Common Precautions to Prevent Complications
In order to support the body during and after abortion / miscarriage, there are a few general principles in caring for the body, as well as specific pieces of advice, to promote health and well-being and prevent complications:
Try to keep things out of the vagina in order to prevent infection for about two weeks or until bleeding has stopped. This includes any sexual acts that involve penetration, tampons, menstrual cups, and fingers. If you cannot or will not follow this advice, consider extra immune system support and be vigilant for signs of infection in the body. Read more here about my experience with sex after my second miscarriage, and why I’m glad I didn’t wait the two weeks!
Monitor the body for symptoms of infection (see below) by observing discharge from the vagina as well as taking your temperature daily until bleeding has stopped.
Monitor your bleeding. Keep an eye out to make sure you’re not experiencing excessive blood loss (see below).
Keep an eye on your pain control. If you are suffering, consider taking extra-strength ibuprofen (trade name Advil in North America)
Surround yourself with loving support that tends to your heart and soul. If you are unable to get compassionate care from those that surround you, consider reaching out to your local full spectrum doulas, or seek full spectrum doula care long-distance.
What’s NOT Normal (and when to seek help)

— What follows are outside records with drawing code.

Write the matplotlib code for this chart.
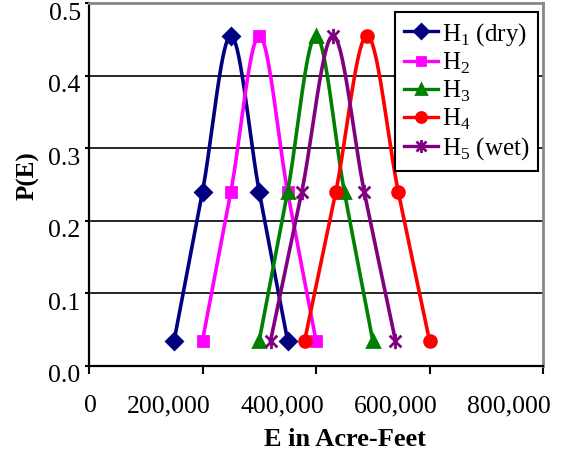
import numpy as np
import matplotlib
matplotlib.use("Agg")
import matplotlib.pyplot as plt
from matplotlib.path import Path
from matplotlib.transforms import ScaledTranslation

plt.rcParams['font.family'] = ['Liberation Serif', 'DejaVu Serif']
plt.rcParams['mathtext.fontset'] = 'custom'
plt.rcParams['mathtext.rm'] = 'Liberation Serif'

# data
probs = [0.035, 0.24, 0.455, 0.24, 0.035]
h1_x = [150000, 200000, 250000, 300000, 350000]
h2_x = [200000, 250000, 300000, 350000, 400000]
h3_x = [300000, 350000, 400000, 450000, 500000]
h4_x = [380000, 435000, 490000, 545000, 600000]
h5_x = [320000, 375000, 430000, 485000, 540000]
labels = ['H$_1$ (dry)', 'H$_2$', 'H$_3$', 'H$_4$', 'H$_5$ (wet)']
colors = ['#000080', '#FF00FF', '#008000', '#FF0000', '#800080']

x_ticks = [0, 200000, 400000, 600000, 800000]
x_ticklabels = ['0', '200,000', '400,000', '600,000', '800,000']
y_ticks = [0.0, 0.1, 0.2, 0.3, 0.4, 0.5]

# asterisk marker: X plus vertical bar
star = Path([(-1, -1), (1, 1), (-1, 1), (1, -1), (0, -1.3), (0, 1.3)],
            [Path.MOVETO, Path.LINETO, Path.MOVETO, Path.LINETO, Path.MOVETO, Path.LINETO])
markers = ['D', 's', '^', 'o', star]
msizes = [8, 7, 9, 8.5, 11]


def smooth(xs, ys, n=40):
    # excel-like smoothed line (catmull-rom through the points)
    P = np.column_stack([xs, ys]).astype(float)
    P = np.vstack([P[0], P, P[-1]])
    t = np.linspace(0, 1, n)[:, None]
    segs = []
    for i in range(1, len(P) - 2):
        p0, p1, p2, p3 = P[i - 1], P[i], P[i + 1], P[i + 2]
        seg = 0.5 * (2 * p1 + (p2 - p0) * t + (2 * p0 - 5 * p1 + 4 * p2 - p3) * t ** 2
                     + (-p0 + 3 * p1 - 3 * p2 + p3) * t ** 3)
        segs.append(seg)
    s = np.vstack(segs)
    return s[:, 0], s[:, 1]


fig = plt.figure(figsize=(5.63, 4.53), dpi=100)
ax = fig.add_axes([89 / 563, 87 / 453, 454 / 563, 363 / 453])

series = [h1_x, h2_x, h3_x, h4_x, h5_x]
for xs, lab, c, m, ms in zip(series, labels, colors, markers, msizes):
    sx, sy = smooth(xs, probs)
    ax.plot(sx, sy, color=c, lw=2.6, zorder=3)
    ax.plot(xs, probs, ls='none', marker=m, ms=ms, color=c, mec=c, mew=2, zorder=4)
    # legend proxy
    ax.plot([], [], color=c, lw=2.4, marker=m, ms=ms * 0.85, mec=c, mew=2, label=lab)

ax.set_xlim(0, 800000)
ax.set_ylim(0, 0.5)
ax.set_xticks(x_ticks)
ax.set_xticklabels(x_ticklabels)
ax.set_yticks(y_ticks)
ax.set_yticklabels(['%.1f' % v for v in y_ticks])

for v in y_ticks[1:-1]:
    ax.axhline(v, color='black', lw=1.2, zorder=1)

for s in ['left', 'bottom']:
    ax.spines[s].set_color('black')
    ax.spines[s].set_linewidth(1.6)
for s in ['top', 'right']:
    ax.spines[s].set_color('#888888')
    ax.spines[s].set_linewidth(2)

ax.tick_params(axis='x', direction='out', length=6, width=1.5, labelsize=18.5, pad=15)
ax.tick_params(axis='y', direction='out', length=3, width=1.5, labelsize=18.5, pad=3)

# the original's tick labels sit off their ticks
for lbl in ax.get_xticklabels():
    lbl.set_ha('right')
    lbl.set_transform(lbl.get_transform() + ScaledTranslation(0.08, 0, fig.dpi_scale_trans))
for lbl in ax.get_yticklabels():
    lbl.set_transform(lbl.get_transform() + ScaledTranslation(0, -0.08, fig.dpi_scale_trans))

ax.set_xlabel('E in Acre-Feet', fontsize=19, fontweight='bold')
ax.xaxis.label.set_va('center')
ax.xaxis.set_label_coords((345 - 89) / 454, -(440 - 366) / 363)
ax.set_ylabel('P(E)', fontsize=18, fontweight='bold')
ax.yaxis.label.set_va('center')
ax.yaxis.set_label_coords(-(89 - 28) / 454, (366 - 176) / 363)

leg = ax.legend(loc='upper right', bbox_to_anchor=((538 - 89) / 454, (366 - 12) / 363),
                borderaxespad=0, fontsize=18, frameon=True, fancybox=False,
                handlelength=1.35, handletextpad=0.15, labelspacing=0.12, borderpad=0.35)
leg.get_frame().set_edgecolor('black')
leg.get_frame().set_linewidth(1.5)
leg.get_frame().set_alpha(1)

fig.savefig('out.png', dpi=100)
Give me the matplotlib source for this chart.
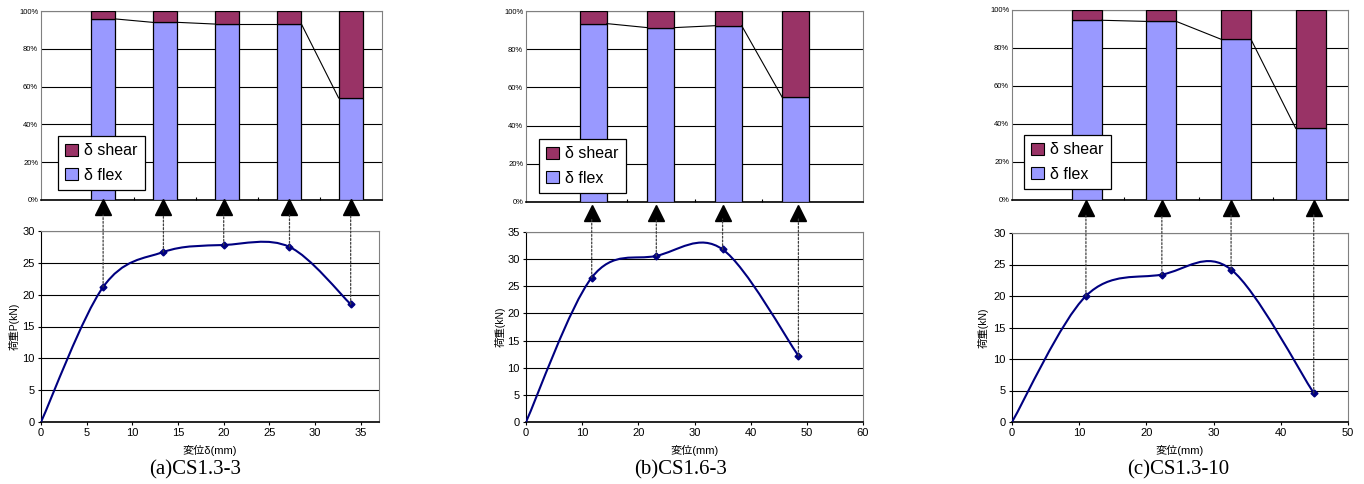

A uterine infection is no joke. Apart from being extremely painful, unchecked it could lead to lasting complications in the uterus, including the need for more instrumentation, antibiotics, and a potential impact on future fertility. Symptoms of uterine infection include: sharp, shooting pains in the uterus, especially on touch, foul or rank smelling discharge or blood, fever over 101 degrees F or 38.5 degrees C lasting more than 24 hours, and generally feeling as if you have the flu. Seek medical attention.
While individual bodies can tolerate different amounts of blood loss, excessive bleeding in general, otherwise known as hemorrhage, can be life-threatening. Soaking a maxi pad front-to-back, side-to-side so there’s no white spots left on it in 30 min or less is too much bleeding. If this happens for one or two 30 min spans at the peak of expulsion during the miscarriage / abortion, and you feel physically okay, this may be acceptable, but over an hour of this pattern and you should seek medical attention. At any point if bleeding is present and you feel like fainting, or like skin is cold, clammy, and/or pale, your body is not coping well with your blood loss (no matter how big/small it seems), and you should seek medical attention.
If the pain is excruciating and unbearable even after Ibuprofen, increasing activity and changing positions, and having loving support present with you, seek medical attention.
If you are experiencing unmanageable depression, anxiety, OCD, rage, or other perinatal mood disorders, seek the help of a skills mental health professional or clinic, especially that have specific experience with perinatal mood disorders.